━━━ DATA SECTION ━━━
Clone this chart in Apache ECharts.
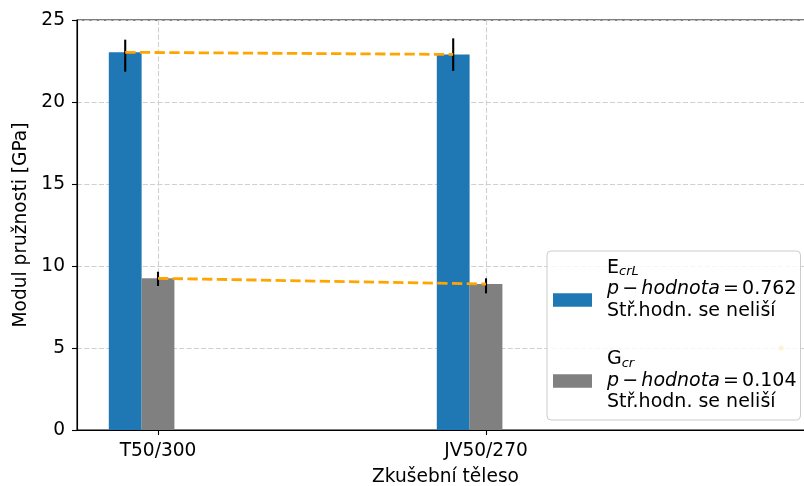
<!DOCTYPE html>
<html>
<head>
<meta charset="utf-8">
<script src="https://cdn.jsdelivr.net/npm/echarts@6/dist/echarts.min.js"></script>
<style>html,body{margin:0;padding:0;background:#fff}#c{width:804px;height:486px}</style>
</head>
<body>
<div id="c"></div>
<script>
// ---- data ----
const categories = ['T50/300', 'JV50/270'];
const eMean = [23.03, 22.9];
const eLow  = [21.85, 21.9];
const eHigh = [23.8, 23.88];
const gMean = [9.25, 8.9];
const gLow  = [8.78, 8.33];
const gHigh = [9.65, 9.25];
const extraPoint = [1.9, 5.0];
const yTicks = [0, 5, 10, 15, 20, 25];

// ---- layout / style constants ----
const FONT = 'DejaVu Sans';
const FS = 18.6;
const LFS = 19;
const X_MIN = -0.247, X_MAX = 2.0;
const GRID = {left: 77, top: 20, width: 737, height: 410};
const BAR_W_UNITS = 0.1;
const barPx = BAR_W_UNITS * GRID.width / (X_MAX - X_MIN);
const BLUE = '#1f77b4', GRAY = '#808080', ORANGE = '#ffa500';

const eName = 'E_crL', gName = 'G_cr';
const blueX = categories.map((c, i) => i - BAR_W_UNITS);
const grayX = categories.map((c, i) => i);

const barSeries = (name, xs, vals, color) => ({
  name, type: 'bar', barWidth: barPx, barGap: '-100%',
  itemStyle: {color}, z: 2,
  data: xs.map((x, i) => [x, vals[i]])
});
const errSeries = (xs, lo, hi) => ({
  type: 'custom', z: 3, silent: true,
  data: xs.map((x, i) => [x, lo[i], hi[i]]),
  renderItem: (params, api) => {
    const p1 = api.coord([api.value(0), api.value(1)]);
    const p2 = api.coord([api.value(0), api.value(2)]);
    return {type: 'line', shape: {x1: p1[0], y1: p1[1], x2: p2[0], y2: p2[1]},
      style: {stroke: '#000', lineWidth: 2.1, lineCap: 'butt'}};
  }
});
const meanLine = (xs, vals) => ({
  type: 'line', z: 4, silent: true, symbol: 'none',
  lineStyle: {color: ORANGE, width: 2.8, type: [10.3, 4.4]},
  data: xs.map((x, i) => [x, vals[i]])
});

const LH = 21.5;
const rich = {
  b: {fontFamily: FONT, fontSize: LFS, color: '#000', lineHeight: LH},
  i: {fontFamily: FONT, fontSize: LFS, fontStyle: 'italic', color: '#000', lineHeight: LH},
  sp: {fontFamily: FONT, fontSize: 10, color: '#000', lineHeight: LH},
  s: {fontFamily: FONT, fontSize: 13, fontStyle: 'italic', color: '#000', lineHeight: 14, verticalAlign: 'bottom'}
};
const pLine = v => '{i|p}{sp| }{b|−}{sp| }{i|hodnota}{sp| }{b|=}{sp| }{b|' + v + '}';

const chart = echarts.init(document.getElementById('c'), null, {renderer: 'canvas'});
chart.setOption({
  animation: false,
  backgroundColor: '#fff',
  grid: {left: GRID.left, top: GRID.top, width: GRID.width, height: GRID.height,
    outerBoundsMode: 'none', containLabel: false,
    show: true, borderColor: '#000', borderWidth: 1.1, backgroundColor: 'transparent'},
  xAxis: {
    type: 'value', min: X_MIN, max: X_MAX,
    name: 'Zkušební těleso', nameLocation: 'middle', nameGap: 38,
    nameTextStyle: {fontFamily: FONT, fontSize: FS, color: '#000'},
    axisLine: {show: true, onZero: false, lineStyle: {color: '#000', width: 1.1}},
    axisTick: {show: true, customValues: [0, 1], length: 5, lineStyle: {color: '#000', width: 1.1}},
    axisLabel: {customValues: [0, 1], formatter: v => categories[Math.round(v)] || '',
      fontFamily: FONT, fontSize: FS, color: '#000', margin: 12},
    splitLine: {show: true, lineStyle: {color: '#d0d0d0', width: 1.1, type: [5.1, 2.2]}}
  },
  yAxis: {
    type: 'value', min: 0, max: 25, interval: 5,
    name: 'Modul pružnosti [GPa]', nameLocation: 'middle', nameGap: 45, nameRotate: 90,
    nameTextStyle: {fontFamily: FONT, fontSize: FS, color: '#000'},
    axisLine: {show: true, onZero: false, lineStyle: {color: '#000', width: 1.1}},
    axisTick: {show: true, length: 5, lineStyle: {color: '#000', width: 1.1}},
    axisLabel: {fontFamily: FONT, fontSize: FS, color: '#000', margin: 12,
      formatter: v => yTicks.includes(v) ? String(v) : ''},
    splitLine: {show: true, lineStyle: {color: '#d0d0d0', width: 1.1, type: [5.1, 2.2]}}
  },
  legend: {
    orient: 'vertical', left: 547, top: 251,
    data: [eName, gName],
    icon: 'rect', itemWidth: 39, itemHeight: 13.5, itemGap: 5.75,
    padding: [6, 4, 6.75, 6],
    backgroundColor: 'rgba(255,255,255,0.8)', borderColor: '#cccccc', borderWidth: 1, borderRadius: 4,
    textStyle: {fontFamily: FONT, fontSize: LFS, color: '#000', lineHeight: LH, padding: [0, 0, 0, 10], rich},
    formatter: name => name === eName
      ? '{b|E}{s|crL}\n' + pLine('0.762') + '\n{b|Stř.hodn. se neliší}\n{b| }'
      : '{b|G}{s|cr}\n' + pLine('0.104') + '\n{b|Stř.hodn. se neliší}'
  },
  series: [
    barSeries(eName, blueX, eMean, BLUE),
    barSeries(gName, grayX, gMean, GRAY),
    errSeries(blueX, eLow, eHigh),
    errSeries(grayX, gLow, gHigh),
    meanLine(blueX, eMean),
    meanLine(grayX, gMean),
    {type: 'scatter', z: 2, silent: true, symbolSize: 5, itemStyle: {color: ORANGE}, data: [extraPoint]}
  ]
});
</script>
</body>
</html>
━━━
> **WORK TO DO**: Could you repeat all of the material exactly? Pictures should not be copied.

> **ANSWER TO THIS EXERCISE**:
Clone this chart in Apache ECharts.
<!DOCTYPE html>
<html>
<head>
<meta charset="utf-8">
<script src="https://cdn.jsdelivr.net/npm/echarts@6/dist/echarts.min.js"></script>
<style>html,body{margin:0;padding:0;background:#fff}#c{width:804px;height:486px}</style>
</head>
<body>
<div id="c"></div>
<script>
// ---- data ----
const categories = ['T50/300', 'JV50/270'];
const eMean = [23.03, 22.9];
const eLow  = [21.85, 21.9];
const eHigh = [23.8, 23.88];
const gMean = [9.25, 8.9];
const gLow  = [8.78, 8.33];
const gHigh = [9.65, 9.25];
const extraPoint = [1.9, 5.0];
const yTicks = [0, 5, 10, 15, 20, 25];

// ---- layout / style constants ----
const FONT = 'DejaVu Sans';
const FS = 18.6;
const LFS = 19;
const X_MIN = -0.247, X_MAX = 2.0;
const GRID = {left: 77, top: 20, width: 737, height: 410};
const BAR_W_UNITS = 0.1;
const barPx = BAR_W_UNITS * GRID.width / (X_MAX - X_MIN);
const BLUE = '#1f77b4', GRAY = '#808080', ORANGE = '#ffa500';

const eName = 'E_crL', gName = 'G_cr';
const blueX = categories.map((c, i) => i - BAR_W_UNITS);
const grayX = categories.map((c, i) => i);

const barSeries = (name, xs, vals, color) => ({
  name, type: 'bar', barWidth: barPx, barGap: '-100%',
  itemStyle: {color}, z: 2,
  data: xs.map((x, i) => [x, vals[i]])
});
const errSeries = (xs, lo, hi) => ({
  type: 'custom', z: 3, silent: true,
  data: xs.map((x, i) => [x, lo[i], hi[i]]),
  renderItem: (params, api) => {
    const p1 = api.coord([api.value(0), api.value(1)]);
    const p2 = api.coord([api.value(0), api.value(2)]);
    return {type: 'line', shape: {x1: p1[0], y1: p1[1], x2: p2[0], y2: p2[1]},
      style: {stroke: '#000', lineWidth: 2.1, lineCap: 'butt'}};
  }
});
const meanLine = (xs, vals) => ({
  type: 'line', z: 4, silent: true, symbol: 'none',
  lineStyle: {color: ORANGE, width: 2.8, type: [10.3, 4.4]},
  data: xs.map((x, i) => [x, vals[i]])
});

const LH = 21.5;
const rich = {
  b: {fontFamily: FONT, fontSize: LFS, color: '#000', lineHeight: LH},
  i: {fontFamily: FONT, fontSize: LFS, fontStyle: 'italic', color: '#000', lineHeight: LH},
  sp: {fontFamily: FONT, fontSize: 10, color: '#000', lineHeight: LH},
  s: {fontFamily: FONT, fontSize: 13, fontStyle: 'italic', color: '#000', lineHeight: 14, verticalAlign: 'bottom'}
};
const pLine = v => '{i|p}{sp| }{b|−}{sp| }{i|hodnota}{sp| }{b|=}{sp| }{b|' + v + '}';

const chart = echarts.init(document.getElementById('c'), null, {renderer: 'canvas'});
chart.setOption({
  animation: false,
  backgroundColor: '#fff',
  grid: {left: GRID.left, top: GRID.top, width: GRID.width, height: GRID.height,
    outerBoundsMode: 'none', containLabel: false,
    show: true, borderColor: '#000', borderWidth: 1.1, backgroundColor: 'transparent'},
  xAxis: {
    type: 'value', min: X_MIN, max: X_MAX,
    name: 'Zkušební těleso', nameLocation: 'middle', nameGap: 38,
    nameTextStyle: {fontFamily: FONT, fontSize: FS, color: '#000'},
    axisLine: {show: true, onZero: false, lineStyle: {color: '#000', width: 1.1}},
    axisTick: {show: true, customValues: [0, 1], length: 5, lineStyle: {color: '#000', width: 1.1}},
    axisLabel: {customValues: [0, 1], formatter: v => categories[Math.round(v)] || '',
      fontFamily: FONT, fontSize: FS, color: '#000', margin: 12},
    splitLine: {show: true, lineStyle: {color: '#d0d0d0', width: 1.1, type: [5.1, 2.2]}}
  },
  yAxis: {
    type: 'value', min: 0, max: 25, interval: 5,
    name: 'Modul pružnosti [GPa]', nameLocation: 'middle', nameGap: 45, nameRotate: 90,
    nameTextStyle: {fontFamily: FONT, fontSize: FS, color: '#000'},
    axisLine: {show: true, onZero: false, lineStyle: {color: '#000', width: 1.1}},
    axisTick: {show: true, length: 5, lineStyle: {color: '#000', width: 1.1}},
    axisLabel: {fontFamily: FONT, fontSize: FS, color: '#000', margin: 12,
      formatter: v => yTicks.includes(v) ? String(v) : ''},
    splitLine: {show: true, lineStyle: {color: '#d0d0d0', width: 1.1, type: [5.1, 2.2]}}
  },
  legend: {
    orient: 'vertical', left: 547, top: 251,
    data: [eName, gName],
    icon: 'rect', itemWidth: 39, itemHeight: 13.5, itemGap: 5.75,
    padding: [6, 4, 6.75, 6],
    backgroundColor: 'rgba(255,255,255,0.8)', borderColor: '#cccccc', borderWidth: 1, borderRadius: 4,
    textStyle: {fontFamily: FONT, fontSize: LFS, color: '#000', lineHeight: LH, padding: [0, 0, 0, 10], rich},
    formatter: name => name === eName
      ? '{b|E}{s|crL}\n' + pLine('0.762') + '\n{b|Stř.hodn. se neliší}\n{b| }'
      : '{b|G}{s|cr}\n' + pLine('0.104') + '\n{b|Stř.hodn. se neliší}'
  },
  series: [
    barSeries(eName, blueX, eMean, BLUE),
    barSeries(gName, grayX, gMean, GRAY),
    errSeries(blueX, eLow, eHigh),
    errSeries(grayX, gLow, gHigh),
    meanLine(blueX, eMean),
    meanLine(grayX, gMean),
    {type: 'scatter', z: 2, silent: true, symbolSize: 5, itemStyle: {color: ORANGE}, data: [extraPoint]}
  ]
});
</script>
</body>
</html>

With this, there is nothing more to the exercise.